#### Task brief:
Carry none of the pictures over; set down the material below exactly.

--------------------

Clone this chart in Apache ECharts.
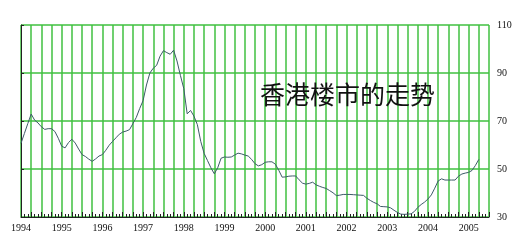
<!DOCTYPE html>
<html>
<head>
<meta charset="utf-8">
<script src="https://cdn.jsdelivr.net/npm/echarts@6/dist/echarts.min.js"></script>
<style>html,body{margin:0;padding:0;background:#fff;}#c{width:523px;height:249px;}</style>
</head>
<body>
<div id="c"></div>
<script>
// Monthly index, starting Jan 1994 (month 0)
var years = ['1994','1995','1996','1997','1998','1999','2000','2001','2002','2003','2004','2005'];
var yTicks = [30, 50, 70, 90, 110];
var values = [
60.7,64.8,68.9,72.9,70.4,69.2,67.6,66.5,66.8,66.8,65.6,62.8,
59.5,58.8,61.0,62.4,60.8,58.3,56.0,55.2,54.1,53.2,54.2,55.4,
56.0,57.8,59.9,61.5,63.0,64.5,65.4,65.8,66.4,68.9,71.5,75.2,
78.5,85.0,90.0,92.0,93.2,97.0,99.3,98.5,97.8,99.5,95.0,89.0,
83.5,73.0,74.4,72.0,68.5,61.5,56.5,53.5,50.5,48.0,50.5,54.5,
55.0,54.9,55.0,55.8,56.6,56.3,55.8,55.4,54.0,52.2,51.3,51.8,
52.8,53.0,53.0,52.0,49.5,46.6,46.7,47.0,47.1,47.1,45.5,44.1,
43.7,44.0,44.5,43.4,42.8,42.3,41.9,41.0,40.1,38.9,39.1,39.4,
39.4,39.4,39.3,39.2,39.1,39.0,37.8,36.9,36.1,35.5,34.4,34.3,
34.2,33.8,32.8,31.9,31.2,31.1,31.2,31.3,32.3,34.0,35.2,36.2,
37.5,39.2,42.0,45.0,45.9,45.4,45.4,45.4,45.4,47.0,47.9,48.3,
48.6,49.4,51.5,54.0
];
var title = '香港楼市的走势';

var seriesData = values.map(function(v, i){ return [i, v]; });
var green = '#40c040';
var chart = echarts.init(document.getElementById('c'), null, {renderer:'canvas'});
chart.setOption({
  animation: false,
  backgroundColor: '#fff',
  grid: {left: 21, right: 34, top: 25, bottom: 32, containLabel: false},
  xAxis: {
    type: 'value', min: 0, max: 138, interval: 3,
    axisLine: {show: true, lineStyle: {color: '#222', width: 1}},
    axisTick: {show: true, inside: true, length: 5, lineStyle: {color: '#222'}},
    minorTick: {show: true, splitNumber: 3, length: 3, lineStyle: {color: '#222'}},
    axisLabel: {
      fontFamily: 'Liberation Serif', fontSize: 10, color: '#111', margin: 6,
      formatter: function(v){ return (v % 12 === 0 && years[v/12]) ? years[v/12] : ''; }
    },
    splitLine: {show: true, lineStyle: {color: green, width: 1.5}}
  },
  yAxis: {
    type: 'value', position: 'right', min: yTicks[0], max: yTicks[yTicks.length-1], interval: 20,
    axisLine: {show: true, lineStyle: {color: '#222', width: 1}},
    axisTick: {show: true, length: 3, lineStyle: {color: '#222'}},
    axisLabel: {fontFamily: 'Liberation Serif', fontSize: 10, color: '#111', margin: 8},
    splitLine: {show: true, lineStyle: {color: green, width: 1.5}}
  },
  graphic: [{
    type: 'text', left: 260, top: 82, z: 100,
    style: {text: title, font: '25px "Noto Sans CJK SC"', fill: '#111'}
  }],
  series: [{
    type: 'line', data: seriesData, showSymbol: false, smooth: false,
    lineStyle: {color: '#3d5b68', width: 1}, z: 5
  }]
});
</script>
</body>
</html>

--------------------

#### Response to this task:
Clone this chart in Apache ECharts.
<!DOCTYPE html>
<html>
<head>
<meta charset="utf-8">
<script src="https://cdn.jsdelivr.net/npm/echarts@6/dist/echarts.min.js"></script>
<style>html,body{margin:0;padding:0;background:#fff;}#c{width:523px;height:249px;}</style>
</head>
<body>
<div id="c"></div>
<script>
// Monthly index, starting Jan 1994 (month 0)
var years = ['1994','1995','1996','1997','1998','1999','2000','2001','2002','2003','2004','2005'];
var yTicks = [30, 50, 70, 90, 110];
var values = [
60.7,64.8,68.9,72.9,70.4,69.2,67.6,66.5,66.8,66.8,65.6,62.8,
59.5,58.8,61.0,62.4,60.8,58.3,56.0,55.2,54.1,53.2,54.2,55.4,
56.0,57.8,59.9,61.5,63.0,64.5,65.4,65.8,66.4,68.9,71.5,75.2,
78.5,85.0,90.0,92.0,93.2,97.0,99.3,98.5,97.8,99.5,95.0,89.0,
83.5,73.0,74.4,72.0,68.5,61.5,56.5,53.5,50.5,48.0,50.5,54.5,
55.0,54.9,55.0,55.8,56.6,56.3,55.8,55.4,54.0,52.2,51.3,51.8,
52.8,53.0,53.0,52.0,49.5,46.6,46.7,47.0,47.1,47.1,45.5,44.1,
43.7,44.0,44.5,43.4,42.8,42.3,41.9,41.0,40.1,38.9,39.1,39.4,
39.4,39.4,39.3,39.2,39.1,39.0,37.8,36.9,36.1,35.5,34.4,34.3,
34.2,33.8,32.8,31.9,31.2,31.1,31.2,31.3,32.3,34.0,35.2,36.2,
37.5,39.2,42.0,45.0,45.9,45.4,45.4,45.4,45.4,47.0,47.9,48.3,
48.6,49.4,51.5,54.0
];
var title = '香港楼市的走势';

var seriesData = values.map(function(v, i){ return [i, v]; });
var green = '#40c040';
var chart = echarts.init(document.getElementById('c'), null, {renderer:'canvas'});
chart.setOption({
  animation: false,
  backgroundColor: '#fff',
  grid: {left: 21, right: 34, top: 25, bottom: 32, containLabel: false},
  xAxis: {
    type: 'value', min: 0, max: 138, interval: 3,
    axisLine: {show: true, lineStyle: {color: '#222', width: 1}},
    axisTick: {show: true, inside: true, length: 5, lineStyle: {color: '#222'}},
    minorTick: {show: true, splitNumber: 3, length: 3, lineStyle: {color: '#222'}},
    axisLabel: {
      fontFamily: 'Liberation Serif', fontSize: 10, color: '#111', margin: 6,
      formatter: function(v){ return (v % 12 === 0 && years[v/12]) ? years[v/12] : ''; }
    },
    splitLine: {show: true, lineStyle: {color: green, width: 1.5}}
  },
  yAxis: {
    type: 'value', position: 'right', min: yTicks[0], max: yTicks[yTicks.length-1], interval: 20,
    axisLine: {show: true, lineStyle: {color: '#222', width: 1}},
    axisTick: {show: true, length: 3, lineStyle: {color: '#222'}},
    axisLabel: {fontFamily: 'Liberation Serif', fontSize: 10, color: '#111', margin: 8},
    splitLine: {show: true, lineStyle: {color: green, width: 1.5}}
  },
  graphic: [{
    type: 'text', left: 260, top: 82, z: 100,
    style: {text: title, font: '25px "Noto Sans CJK SC"', fill: '#111'}
  }],
  series: [{
    type: 'line', data: seriesData, showSymbol: false, smooth: false,
    lineStyle: {color: '#3d5b68', width: 1}, z: 5
  }]
});
</script>
</body>
</html>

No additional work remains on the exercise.